## Written task
Retype only the lines running from the beginning of the entries below to the line with "6, 8, 10, 15]", both included. Do not include pictures.

>> begin Extracted data

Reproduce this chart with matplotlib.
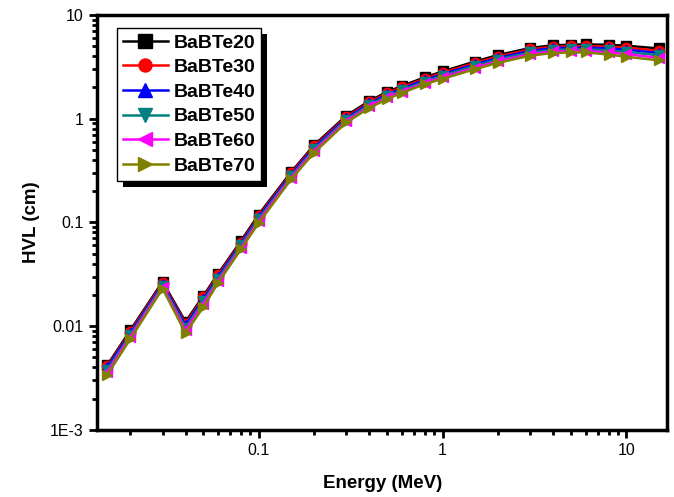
import numpy as np
import matplotlib
matplotlib.use("Agg")
import matplotlib.pyplot as plt
from matplotlib.patches import Rectangle
from matplotlib.ticker import LogLocator, FixedLocator, FixedFormatter, NullFormatter

plt.rcParams['font.family'] = ['Liberation Sans', 'DejaVu Sans']

# photon energy (MeV)
energy = [0.015, 0.02, 0.03, 0.04, 0.05, 0.06, 0.08, 0.1, 0.15, 0.2, 0.3, 0.4, 0.5,
          0.6, 0.8, 1, 1.5, 2, 3, 4, 5, 6, 8, 10, 15]

# half value layer (cm)
hvl_20 = [0.0042, 0.0091, 0.0268, 0.0110, 0.0196, 0.0318, 0.066, 0.119, 0.305, 0.555, 1.07, 1.48, 1.81,
          2.06, 2.50, 2.85, 3.55, 4.10, 4.80, 5.10, 5.15, 5.20, 5.15, 5.05, 4.75]
hvl_30 = [0.0041, 0.0088, 0.0261, 0.0106, 0.0189, 0.0308, 0.064, 0.115, 0.297, 0.540, 1.04, 1.44, 1.76,
          2.00, 2.43, 2.77, 3.44, 3.97, 4.65, 4.94, 4.98, 5.01, 4.95, 4.83, 4.52]
hvl_40 = [0.0040, 0.0085, 0.0254, 0.0102, 0.0182, 0.0298, 0.062, 0.112, 0.288, 0.525, 1.01, 1.40, 1.71,
          1.94, 2.36, 2.68, 3.33, 3.84, 4.50, 4.78, 4.82, 4.84, 4.75, 4.62, 4.30]
hvl_50 = [0.0038, 0.0082, 0.0246, 0.0097, 0.0174, 0.0285, 0.060, 0.108, 0.279, 0.508, 0.98, 1.36, 1.65,
          1.88, 2.28, 2.59, 3.22, 3.71, 4.35, 4.61, 4.65, 4.66, 4.55, 4.40, 4.08]
hvl_60 = [0.0036, 0.0079, 0.0238, 0.0092, 0.0165, 0.0272, 0.057, 0.104, 0.270, 0.490, 0.95, 1.31, 1.60,
          1.82, 2.21, 2.50, 3.10, 3.58, 4.20, 4.45, 4.50, 4.50, 4.35, 4.18, 3.86]
hvl_70 = [0.0034, 0.0075, 0.0230, 0.0086, 0.0153, 0.0260, 0.055, 0.099, 0.260, 0.470, 0.92, 1.27, 1.55,
          1.77, 2.15, 2.42, 3.00, 3.45, 4.05, 4.30, 4.35, 4.35, 4.15, 3.95, 3.65]

labels = ["BaBTe20", "BaBTe30", "BaBTe40", "BaBTe50", "BaBTe60", "BaBTe70"]
series = [hvl_20, hvl_30, hvl_40, hvl_50, hvl_60, hvl_70]
colors = ["black", "red", "blue", "#008080", "magenta", "#808000"]
markers = ["s", "o", "^", "v", "<", ">"]

fig = plt.figure(figsize=(6.74, 4.97), dpi=100)
ax = fig.add_axes([0.144, 0.135, 0.846, 0.835])

for y, lab, c, m in zip(series, labels, colors, markers):
    ax.plot(energy, y, color=c, marker=m, markersize=7.5, linewidth=1.8, label=lab)

ax.set_xscale("log")
ax.set_yscale("log")
ax.set_xlim(0.0132, 16.7)
ax.set_ylim(1e-3, 10)

ax.yaxis.set_major_locator(FixedLocator([1e-3, 1e-2, 1e-1, 1, 10]))
ax.yaxis.set_major_formatter(FixedFormatter(["1E-3", "0.01", "0.1", "1", "10"]))
ax.xaxis.set_major_locator(FixedLocator([0.1, 1, 10]))
ax.xaxis.set_major_formatter(FixedFormatter(["0.1", "1", "10"]))
for a in (ax.xaxis, ax.yaxis):
    a.set_minor_locator(LogLocator(base=10, subs=np.arange(2, 10)))
    a.set_minor_formatter(NullFormatter())

for sp in ax.spines.values():
    sp.set_linewidth(2.5)
ax.tick_params(which="major", direction="out", length=6, width=2, labelsize=11.5)
ax.tick_params(which="minor", direction="out", length=3.5, width=2)

ax.set_xlabel("Energy (MeV)", fontsize=13.5, fontweight="bold", labelpad=12)
ax.set_ylabel("HVL (cm)", fontsize=13.5, fontweight="bold", labelpad=7)

leg = ax.legend(loc="upper left", bbox_to_anchor=(0.035, 0.968), handlelength=2.3,
                prop={"weight": "bold", "size": 14}, fancybox=False, framealpha=1,
                edgecolor="black", borderpad=0.3, labelspacing=0.36, handletextpad=0.3,
                borderaxespad=0, markerscale=1.25)
leg.get_frame().set_linewidth(1.0)
leg.set_zorder(5)

# offset black shadow behind the legend, like the original
fig.canvas.draw()
bb = leg.get_window_extent().transformed(fig.transFigure.inverted())
dx, dy = 6 / 674, 6 / 497
sh = Rectangle((bb.x0 + dx, bb.y0 - dy), bb.width, bb.height, transform=fig.transFigure,
               facecolor="black", edgecolor="none", zorder=4.5, clip_on=False)
ax.add_artist(sh)

fig.savefig("out.png", dpi=100)
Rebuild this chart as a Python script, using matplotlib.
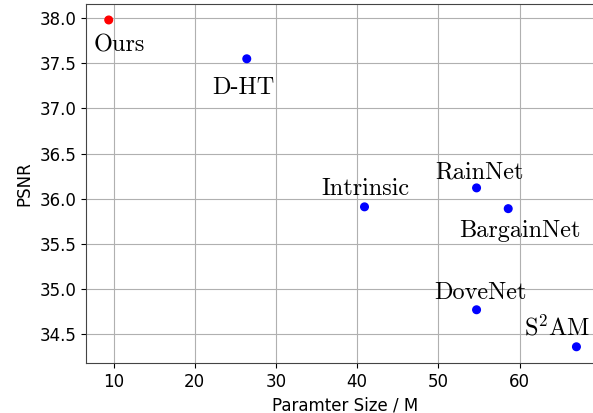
import matplotlib

matplotlib.use("Agg")
import matplotlib.pyplot as plt

# Parameter size (M) vs PSNR for each method
methods = ["Ours", "D-HT", "Intrinsic", "RainNet", "BargainNet", "DoveNet", r"S$^2$AM"]
params = [9.4, 26.4, 40.9, 54.7, 58.6, 54.7, 67.0]
psnr = [37.98, 37.55, 35.91, 36.12, 35.89, 34.77, 34.36]
colors = ["red", "blue", "blue", "blue", "blue", "blue", "blue"]

# label offsets from the marker, in pixels (x right, y up)
label_offsets = [(11, -25), (-3, -29), (1, 18), (3, 15), (12, -22), (4, 17), (-19, 19)]

DPI = 100
plt.rcParams["mathtext.fontset"] = "cm"

fig = plt.figure(figsize=(5.93, 4.13), dpi=DPI)
# axes runs past the right edge of the canvas, as in the reference crop
ax = fig.add_axes([0.145, 0.121, 0.875, 0.870])

ax.grid(True, color="#b0b0b0", linewidth=0.8, zorder=0)
ax.set_axisbelow(True)
ax.scatter(params, psnr, c=colors, s=30, zorder=3)

px2pt = 72.0 / DPI
for name, x, y, (dx, dy) in zip(methods, params, psnr, label_offsets):
    ax.annotate(
        name, xy=(x, y), xytext=(dx * px2pt, dy * px2pt),
        textcoords="offset points", ha="center", va="center",
        fontsize=17.5, family="cmr10",
    )

ax.set_xlim(6.6, 70.5)
ax.set_ylim(34.18, 38.16)
ax.set_xticks([10, 20, 30, 40, 50, 60])
ax.set_yticks([34.5, 35.0, 35.5, 36.0, 36.5, 37.0, 37.5, 38.0])
ax.tick_params(labelsize=12)
ax.set_xlabel("Paramter Size / M", fontsize=12)
ax.set_ylabel("PSNR", fontsize=12)

for s in ax.spines.values():
    s.set_color("#444444")

fig.savefig("out.png", dpi=DPI)
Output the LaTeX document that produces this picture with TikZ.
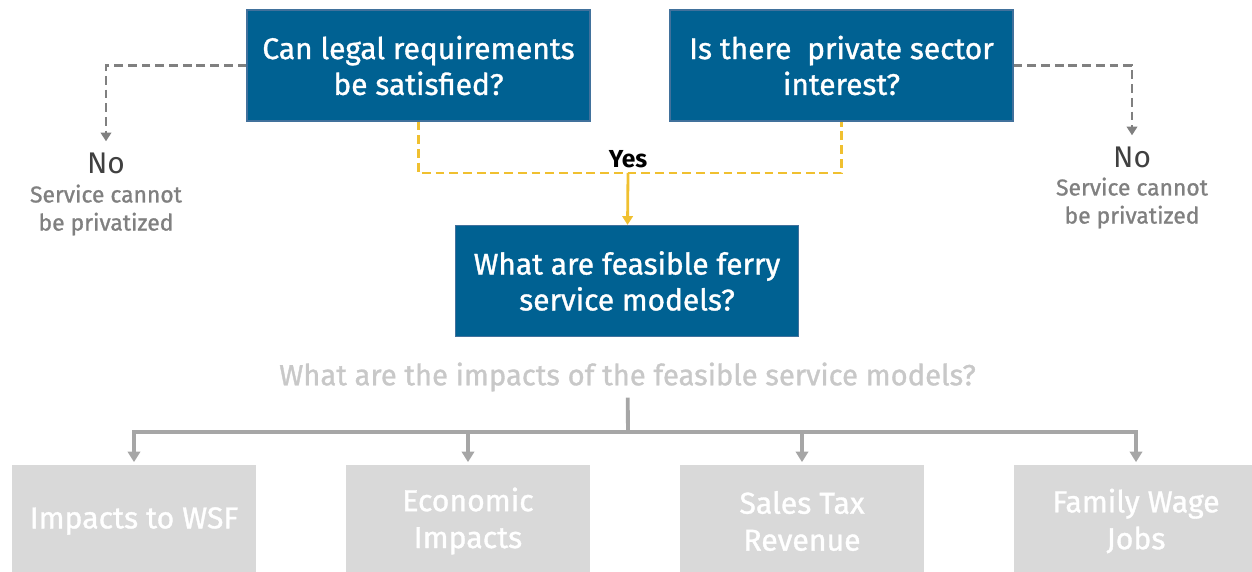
\documentclass[tikz,border=0pt]{standalone}
\usepackage{fontspec}
\setmainfont{Fira Sans}
\newfontfamily\firamed{Fira Sans}[UprightFeatures={FakeBold=1.1}]
\usetikzlibrary{arrows.meta,positioning}
\definecolor{boxblue}{RGB}{0,97,146}
\definecolor{boxedge}{RGB}{65,113,156}
\definecolor{impactfill}{RGB}{217,217,217}
\definecolor{impactline}{RGB}{166,166,166}
\definecolor{asktext}{RGB}{200,200,200}
\definecolor{nodark}{RGB}{64,64,64}
\definecolor{nogray}{RGB}{128,128,128}
\definecolor{yesgold}{RGB}{240,192,48}

\begin{document}
\begin{tikzpicture}[node distance = 2cm, auto]
\tikzstyle{block} = [rectangle, draw=boxedge, line width=0.7pt, fill=boxblue, text=white,
    align=center, minimum width=6.86cm, minimum height=2.22cm,
    inner sep=0pt, font=\firamed\fontsize{17}{20.4}\selectfont]
\tikzstyle{impact} = [rectangle, fill=impactfill, text=white,
    align=center, minimum width=4.88cm, minimum height=2.24cm,
    inner sep=0pt, font=\firamed\fontsize{17.2}{21}\selectfont]
\tikzstyle{ask} = [text=asktext, font=\firamed\fontsize{16.6}{18}\selectfont]
\tikzstyle{nolabel} = [text=nodark, font=\fontsize{17}{18}\selectfont]
\tikzstyle{notext} = [text=nogray, align=center, font=\firamed\fontsize{13}{16}\selectfont]
\tikzstyle{noline} = [draw=nogray, line width=1.6pt, dash pattern=on 5pt off 2.8pt,
    -{Triangle[width=6pt,length=5pt]}, shorten >=0.1cm]
\tikzstyle{yesline} = [draw=yesgold, line width=1.6pt, dash pattern=on 5pt off 2.8pt]
\tikzstyle{yesarrow} = [draw=yesgold, line width=1.6pt, -{Triangle[width=6pt,length=5pt]}]
\tikzstyle{line} = [draw=impactline, line width=2.2pt]
\tikzstyle{linearrow} = [line, -{Triangle[width=7pt,length=6pt]}, shorten >=0.05cm]

    \useasboundingbox (0,0) rectangle (25.04,-11.44);
    % Place nodes
    \node [block] (legal) at (8.37,-1.31) {Can legal requirements\\be satisfied?};
    \node [block, right of=legal, node distance=8.46cm] (private) {Is there\ \ private sector\\interest?};
    \coordinate (join) at (12.56,-3.46);
    \node [font=\fontsize{14}{16}\selectfont\bfseries] (yes) at (12.56,-3.18) {Yes};
    \node [block] (feasible) at (12.54,-5.62) {What are feasible ferry\\service models?};
    \node [nolabel] (noL) at (2.12,-3.26) {No};
    \node [notext] (noLtext) at (2.12,-4.20) {Service cannot\\be privatized};
    \node [nolabel] (noR) at (22.64,-3.14) {No};
    \node [notext] (noRtext) at (22.64,-4.06) {Service cannot\\be privatized};
    \node [ask] (question) at (12.55,-7.54) {What are the impacts of the feasible service models?};
    \coordinate (hub) at (12.56,-8.64);
    \node [impact] (wsf) at (2.68,-10.42) {Impacts to WSF};
    \node [impact, right of=wsf, node distance=6.68cm] (econ) {Economic\\Impacts};
    \node [impact, right of=econ, node distance=6.68cm] (tax) {Sales Tax\\Revenue};
    \node [impact, right of=tax, node distance=6.68cm] (jobs) {Family Wage\\Jobs};
    % Draw edges
    \path [noline] (legal) -| (noL);
    \path [noline] (private) -| (noR);
    \path [yesline] (legal) |- (join) -| (private);
    \path [yesarrow] (join) -- (feasible);
    \path [line] (question) -- (hub);
    \path [linearrow] (hub) -| (wsf);
    \path [linearrow] (hub) -| (econ);
    \path [linearrow] (hub) -| (tax);
    \path [linearrow] (hub) -| (jobs);
\end{tikzpicture}
\end{document}
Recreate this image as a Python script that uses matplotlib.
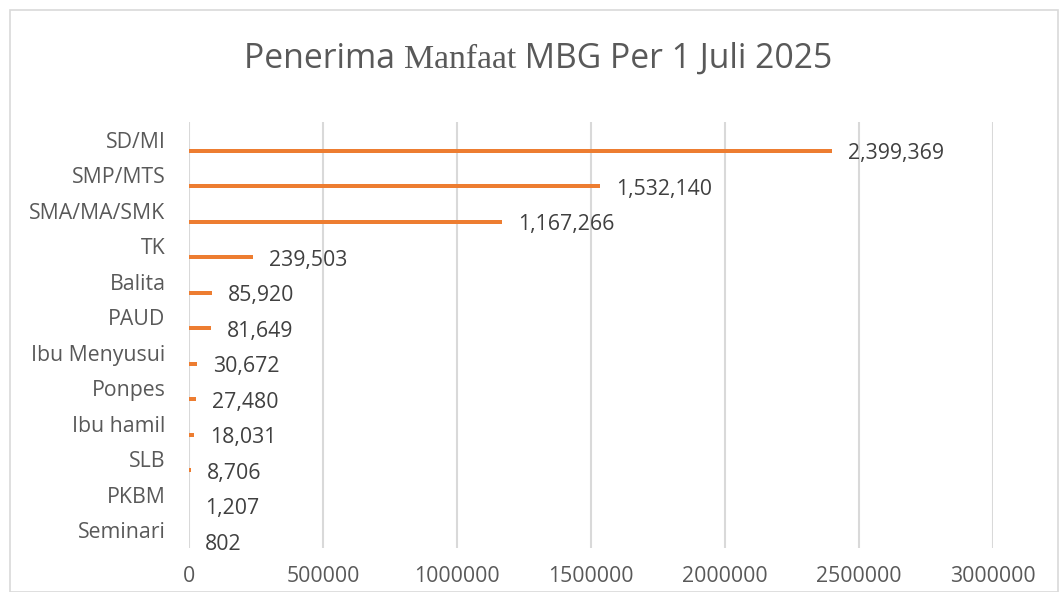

>> end Extracted data

## Output of the task
Reproduce this chart with matplotlib.
import numpy as np
import matplotlib
matplotlib.use("Agg")
import matplotlib.pyplot as plt
from matplotlib.patches import Rectangle
from matplotlib.ticker import LogLocator, FixedLocator, FixedFormatter, NullFormatter

plt.rcParams['font.family'] = ['Liberation Sans', 'DejaVu Sans']

# photon energy (MeV)
energy = [0.015, 0.02, 0.03, 0.04, 0.05, 0.06, 0.08, 0.1, 0.15, 0.2, 0.3, 0.4, 0.5,
          0.6, 0.8, 1, 1.5, 2, 3, 4, 5, 6, 8, 10, 15]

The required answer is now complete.